§ Data shown:
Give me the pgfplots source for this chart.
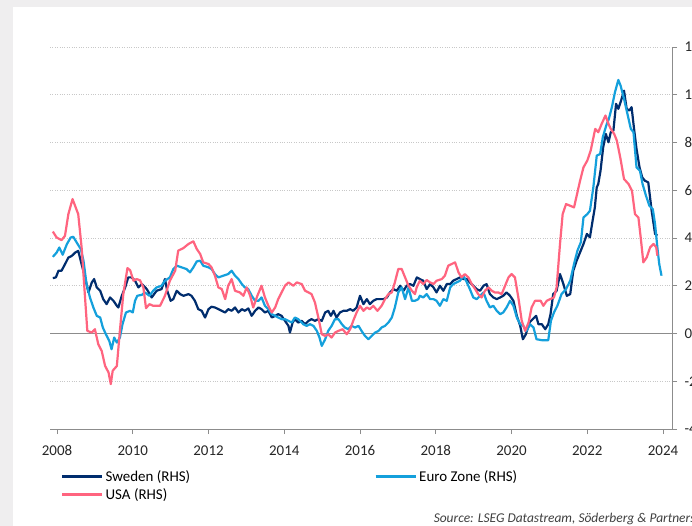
\documentclass[border=0pt]{standalone}
\usepackage{pgfplots}
\pgfplotsset{compat=1.18}
\usepackage{pgfplotstable}
\usepackage{fontspec}
\setmainfont{Carlito}

\definecolor{sweden}{HTML}{002D6E}
\definecolor{euro}{HTML}{14A0DC}
\definecolor{usa}{HTML}{FF647F}
\definecolor{axisgray}{HTML}{8C8C8C}
\definecolor{gridgray}{HTML}{C8C8C8}
\definecolor{bggray}{HTML}{EFEEEF}

% inflation, % y/y
\pgfplotstableread{
year val
2007.89 2.32
2007.97 2.35
2008.04 2.63
2008.12 2.63
2008.21 2.90
2008.30 3.18
2008.39 3.25
2008.48 3.39
2008.56 3.46
2008.65 2.90
2008.74 2.35
2008.83 1.72
2008.92 2.14
2008.98 2.28
2009.05 1.93
2009.14 1.79
2009.22 1.44
2009.31 1.23
2009.40 1.51
2009.49 1.37
2009.58 1.16
2009.62 1.09
2009.71 1.58
2009.80 1.93
2009.88 2.35
2009.97 2.35
2010.06 2.21
2010.15 1.93
2010.24 2.07
2010.37 1.86
2010.50 1.51
2010.63 1.79
2010.76 1.86
2010.85 2.28
2010.91 1.79
2011.00 1.37
2011.07 1.44
2011.16 1.79
2011.25 1.65
2011.34 1.58
2011.47 1.65
2011.55 1.58
2011.64 1.37
2011.73 1.02
2011.82 0.95
2011.91 0.67
2012.00 1.02
2012.08 1.12
2012.17 1.09
2012.26 1.02
2012.35 0.95
2012.44 0.88
2012.52 1.02
2012.61 0.95
2012.70 1.09
2012.79 0.88
2012.88 1.02
2012.96 0.95
2013.05 1.05
2013.14 0.74
2013.23 0.95
2013.32 1.09
2013.40 1.02
2013.49 0.88
2013.58 0.95
2013.67 0.67
2013.76 0.74
2013.84 0.81
2013.93 0.74
2014.02 0.53
2014.11 0.32
2014.15 0.04
2014.22 0.46
2014.28 0.60
2014.37 0.46
2014.46 0.53
2014.55 0.39
2014.64 0.53
2014.72 0.60
2014.81 0.53
2014.90 0.60
2014.99 0.53
2015.08 0.88
2015.16 0.95
2015.23 0.74
2015.30 0.95
2015.38 0.67
2015.47 0.88
2015.56 0.95
2015.65 0.95
2015.74 1.02
2015.82 0.95
2015.91 1.09
2016.00 1.58
2016.09 1.23
2016.18 1.44
2016.26 1.23
2016.35 1.37
2016.44 1.44
2016.53 1.44
2016.62 1.44
2016.71 1.51
2016.79 1.72
2016.88 1.86
2016.97 1.79
2017.06 2.00
2017.15 1.79
2017.23 2.00
2017.32 2.07
2017.41 2.00
2017.50 2.35
2017.58 2.28
2017.67 2.21
2017.76 1.86
2017.85 2.07
2017.94 1.93
2018.02 1.72
2018.11 2.00
2018.20 1.79
2018.29 2.07
2018.38 2.07
2018.46 2.21
2018.55 2.28
2018.64 2.35
2018.73 2.28
2018.82 2.28
2018.90 2.14
2018.99 2.00
2019.08 1.86
2019.17 1.79
2019.26 2.00
2019.34 2.07
2019.43 1.65
2019.52 1.51
2019.61 1.44
2019.70 1.51
2019.78 1.58
2019.87 1.72
2019.96 1.58
2020.05 1.37
2020.14 0.74
2020.23 0.32
2020.30 -0.24
2020.38 -0.03
2020.47 0.46
2020.56 0.60
2020.65 0.74
2020.71 0.39
2020.80 0.39
2020.89 0.18
2020.97 0.39
2021.03 0.81
2021.10 1.65
2021.19 1.79
2021.28 2.49
2021.37 2.07
2021.46 1.58
2021.55 1.65
2021.63 2.63
2021.72 3.05
2021.81 3.40
2021.90 3.75
2021.99 4.17
2022.07 4.03
2022.14 4.72
2022.20 5.28
2022.25 6.12
2022.29 6.26
2022.35 6.82
2022.42 7.80
2022.49 8.36
2022.56 8.01
2022.62 8.43
2022.69 8.50
2022.76 9.62
2022.82 9.41
2022.88 9.69
2022.97 10.17
2023.04 9.41
2023.11 9.34
2023.17 9.48
2023.23 8.64
2023.30 7.73
2023.38 6.96
2023.45 6.54
2023.52 6.40
2023.61 6.33
2023.70 5.14
2023.79 4.17
2023.85 4.10
}\sweden

\pgfplotstableread{
year val
2007.89 3.21
2007.99 3.39
2008.06 3.60
2008.15 3.30
2008.26 3.74
2008.36 4.02
2008.43 4.05
2008.52 3.81
2008.63 3.53
2008.70 3.04
2008.78 2.07
2008.87 1.51
2008.96 1.09
2009.05 0.74
2009.14 0.67
2009.21 0.25
2009.29 -0.03
2009.38 -0.31
2009.44 -0.66
2009.51 -0.17
2009.58 -0.38
2009.66 -0.17
2009.73 0.39
2009.82 0.88
2009.93 0.95
2010.00 0.88
2010.06 1.37
2010.12 1.58
2010.24 1.62
2010.32 1.72
2010.44 1.58
2010.54 1.79
2010.63 1.93
2010.76 2.00
2010.85 2.21
2010.98 2.35
2011.07 2.70
2011.16 2.84
2011.29 2.77
2011.42 2.70
2011.51 2.56
2011.60 2.77
2011.69 3.02
2011.78 3.05
2011.86 2.84
2012.00 2.77
2012.08 2.70
2012.17 2.49
2012.26 2.35
2012.39 2.42
2012.52 2.49
2012.61 2.63
2012.70 2.42
2012.79 2.28
2012.88 2.07
2012.96 1.93
2013.05 1.86
2013.14 1.58
2013.23 1.37
2013.32 1.37
2013.40 1.51
2013.49 1.16
2013.58 1.02
2013.67 0.81
2013.76 0.74
2013.84 0.67
2013.93 0.60
2014.02 0.60
2014.11 0.53
2014.20 0.46
2014.28 0.67
2014.37 0.60
2014.46 0.46
2014.50 0.39
2014.59 0.32
2014.68 0.39
2014.77 0.32
2014.86 0.11
2014.93 -0.17
2014.99 -0.52
2015.08 -0.24
2015.16 0.11
2015.25 0.32
2015.34 0.60
2015.43 0.60
2015.52 0.39
2015.60 0.25
2015.69 0.18
2015.78 0.32
2015.87 0.25
2015.96 0.32
2016.04 0.11
2016.13 -0.10
2016.22 -0.24
2016.31 -0.10
2016.40 0.04
2016.49 0.11
2016.57 0.25
2016.66 0.32
2016.75 0.46
2016.84 0.67
2016.92 1.09
2017.01 1.72
2017.10 1.93
2017.19 1.44
2017.28 1.93
2017.37 1.37
2017.45 1.37
2017.54 1.44
2017.58 1.58
2017.67 1.51
2017.76 1.65
2017.85 1.44
2017.94 1.44
2018.02 1.37
2018.11 1.16
2018.20 1.44
2018.29 1.37
2018.38 1.93
2018.46 2.07
2018.55 2.14
2018.64 2.21
2018.73 2.42
2018.82 2.14
2018.90 1.86
2018.99 1.51
2019.08 1.44
2019.17 1.58
2019.26 1.72
2019.34 1.37
2019.43 1.09
2019.52 1.16
2019.61 0.95
2019.70 0.81
2019.78 0.88
2019.87 1.09
2019.96 1.37
2020.05 1.16
2020.14 0.67
2020.23 0.39
2020.31 0.32
2020.40 0.11
2020.49 0.39
2020.58 0.25
2020.66 -0.24
2020.80 -0.28
2020.97 -0.28
2021.04 0.53
2021.12 0.88
2021.21 1.16
2021.32 1.65
2021.44 1.86
2021.55 2.21
2021.65 2.91
2021.74 3.47
2021.83 3.82
2021.90 4.86
2022.00 5.00
2022.07 5.14
2022.16 6.12
2022.25 7.45
2022.34 7.52
2022.41 8.22
2022.50 8.71
2022.57 8.99
2022.65 9.48
2022.73 10.10
2022.82 10.62
2022.88 10.38
2022.97 9.83
2023.06 9.20
2023.15 8.57
2023.22 8.43
2023.30 6.96
2023.39 6.82
2023.46 6.26
2023.55 5.77
2023.64 5.35
2023.73 5.21
2023.79 4.58
2023.85 3.61
2023.90 2.91
2023.96 2.42
}\euro

\pgfplotstableread{
year val
2007.89 4.27
2007.99 4.02
2008.12 3.91
2008.21 4.09
2008.30 5.00
2008.41 5.63
2008.56 5.00
2008.65 3.60
2008.74 1.51
2008.80 0.11
2008.92 0.04
2009.00 0.18
2009.09 -0.45
2009.18 -0.73
2009.27 -1.36
2009.36 -1.63
2009.42 -2.12
2009.47 -1.56
2009.58 -1.36
2009.66 0.11
2009.75 1.65
2009.86 2.74
2009.93 2.65
2010.02 2.21
2010.10 2.28
2010.19 2.23
2010.28 1.93
2010.35 1.06
2010.44 1.23
2010.54 1.16
2010.72 1.16
2010.85 1.58
2010.98 2.21
2011.12 2.63
2011.20 3.47
2011.34 3.58
2011.47 3.75
2011.60 3.86
2011.69 3.54
2011.78 3.33
2011.86 2.98
2012.00 2.91
2012.08 2.77
2012.17 2.42
2012.26 1.93
2012.35 1.86
2012.44 1.44
2012.52 2.00
2012.61 2.28
2012.70 1.79
2012.83 1.72
2012.92 1.58
2013.01 1.93
2013.10 1.58
2013.18 1.09
2013.29 1.58
2013.40 2.00
2013.49 1.51
2013.58 1.16
2013.67 0.88
2013.76 1.09
2013.84 1.44
2013.93 1.72
2014.02 2.00
2014.11 2.14
2014.24 2.00
2014.33 2.14
2014.46 2.07
2014.55 1.79
2014.64 1.72
2014.72 1.65
2014.81 1.30
2014.90 0.67
2014.99 -0.03
2015.08 -0.10
2015.16 -0.03
2015.25 -0.17
2015.34 0.04
2015.43 0.11
2015.54 0.18
2015.65 -0.03
2015.74 0.18
2015.82 0.53
2015.91 0.88
2016.00 1.16
2016.09 0.95
2016.18 1.09
2016.26 1.02
2016.35 1.16
2016.46 0.95
2016.57 1.16
2016.66 1.44
2016.75 1.65
2016.84 1.72
2016.92 2.14
2017.01 2.70
2017.10 2.70
2017.19 2.35
2017.28 2.00
2017.37 1.79
2017.45 1.65
2017.50 1.95
2017.58 2.21
2017.67 2.07
2017.76 2.24
2017.85 2.14
2017.94 2.07
2018.02 2.21
2018.16 2.28
2018.24 2.42
2018.33 2.84
2018.42 2.91
2018.51 2.98
2018.60 2.56
2018.68 2.35
2018.77 2.49
2018.86 2.35
2018.95 2.07
2019.04 1.86
2019.12 1.65
2019.21 1.51
2019.30 1.79
2019.39 1.93
2019.48 1.79
2019.56 1.72
2019.65 1.72
2019.74 1.65
2019.83 2.00
2019.92 2.35
2020.00 2.49
2020.09 2.35
2020.18 1.51
2020.27 0.53
2020.36 0.11
2020.45 0.46
2020.53 1.09
2020.62 1.37
2020.71 1.37
2020.77 1.37
2020.84 1.16
2020.93 1.37
2021.02 1.44
2021.12 1.51
2021.19 1.93
2021.28 3.75
2021.35 5.00
2021.44 5.42
2021.55 5.35
2021.65 5.28
2021.72 5.77
2021.81 6.40
2021.90 6.96
2022.00 7.24
2022.09 7.66
2022.21 8.57
2022.29 8.43
2022.38 8.78
2022.48 9.13
2022.56 8.78
2022.62 8.57
2022.71 8.36
2022.78 8.08
2022.87 7.38
2022.97 6.47
2023.09 6.26
2023.18 5.98
2023.26 5.00
2023.35 4.86
2023.41 4.03
2023.48 2.98
2023.57 3.19
2023.66 3.61
2023.75 3.75
2023.82 3.61
2023.85 3.26
}\usa

\begin{document}
\begin{tikzpicture}
\useasboundingbox (0bp,0bp) rectangle (692bp,526bp);
\fill[bggray] (0bp,0bp) rectangle (692bp,526bp);
\fill[white] (13bp,0bp) rectangle (692bp,519bp);
\begin{axis}[
  at={(50bp,97bp)}, anchor=south west,
  scale only axis, width=622bp, height=382bp,
  xmin=2007.815, xmax=2024.237,
  ymin=-4, ymax=12,
  axis x line*=bottom, axis y line*=right,
  axis line style={axisgray, line width=0.9bp},
  xtick={2008,2010,...,2024},
  ytick={-4,-2,...,12},
  xticklabel={\pgfmathprintnumber[set thousands separator={}]{\tick}},
  tick align=outside,
  major tick length=5bp,
  tick style={axisgray, line width=0.9bp},
  ymajorgrids,
  grid style={gridgray, dotted, line width=0.8bp},
  extra y ticks={0},
  extra y tick labels={},
  extra y tick style={grid style={solid, axisgray, line width=1.4bp}, major tick length=0pt},
  ticklabel style={font=\fontsize{15}{18}\selectfont, text=black!85},
  /pgf/number format/assume math mode=true,
  xticklabel style={yshift=-8bp},
  yticklabel style={xshift=4bp},
  legend columns=2,
  legend cell align=left,
  legend style={at={(axis description cs:0.012,-0.098)}, anchor=north west,
    draw=none, fill=none, font=\fontsize{15}{18}\selectfont,
    row sep=1.5bp,
    /tikz/every even column/.append style={column sep=182bp}},
  legend image code/.code={\draw[#1, line width=3bp] (0bp,0bp) -- (40bp,0bp);},
  line join=round,
]
\addplot[sweden, line width=2.2bp] table[x=year, y=val] {\sweden};
\addlegendentry{Sweden (RHS)}
\addplot[euro, line width=2.2bp] table[x=year, y=val] {\euro};
\addlegendentry{Euro Zone (RHS)}
\addplot[usa, line width=2.2bp] table[x=year, y=val] {\usa};
\addlegendentry{USA (RHS)}
\end{axis}
\node[anchor=east, font=\fontsize{13.5}{15}\itshape, text=black!75] at (699bp,7bp)
  {Source: LSEG Datastream, Söderberg \& Partners};
\end{tikzpicture}
\end{document}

§ Aim: Looking at the material above, count the lines that hold "chart" and give the total alone.

§ Exercise answer: 1